The plaintiffs charged that while only school attendance was mandatory in the past, the current education law compels students to master subjects and thus violates the “freedom of the mind.”

In his Feb. 26 ruling in Tennison v. Paulus, Judge Coffin said that the “plaintiffs are ringing hypothetical alarms in response to abstract language.”

He reprinted an exchange from court hearings in which lawyers for the plaintiffs criticized the law for mentioning that students should learn “their place in global society.”

Such an idea promotes “Hillary Clinton’s village,” a lawyer for the American Family Association said at one point, referring to the first lady’s recent book, It Takes a Village and Other Lessons Children Teach Us.
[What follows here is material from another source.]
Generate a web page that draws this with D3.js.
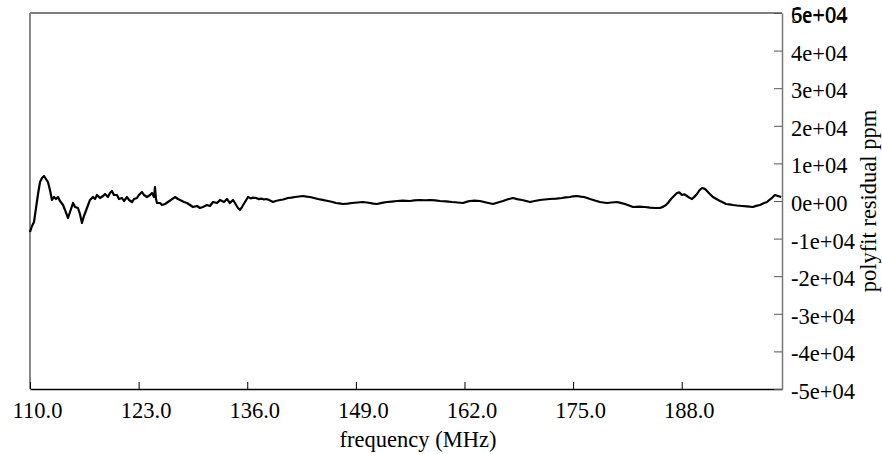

The plaintiffs argued that the law imposes an “orthodoxy of belief” in violation of the U.S. Supreme Court’s 1943 ruling against compelling schoolchildren to recite the Pledge of Allegiance. The state created a system of compelled learning in which “failure is not an option,” the suit claimed.

Parental Argument Rejected

But Judge Coffin said that while traditional grades have been replaced by “certificates of mastery,” the state is not doing any more to compel students to learn under the new system than under the old one.

“If failing is some sort of constitutional right, as plaintiffs urge, students still have that option,” the judge wrote.

The judge also rejected the plaintiffs’ claim that the reform law usurps parents’ rights to direct their children’s education.

The lawsuit argued that by embracing the goal of having the “best educated and prepared workforce” by 2000, the state placed parents’ interests second behind those of the state and its economic interests. But the judge noted that the law does not bar parents from placing their children in private schools or from educating them at home.

Judge Coffin’s ruling must be approved by a full U.S. District Court judge. Lawyers for the plaintiffs said that they will ask the district judge to reject the ruling.

“Apparently, we just haven’t put enough meat on the bones” to show the substance of their case, said David Huggins, a lawyer with the NLF.

The ruling removes a cloud from the state law, said Tanya Gross, a spokeswoman for the state education department. “We just want to get on with the business of teaching our students.”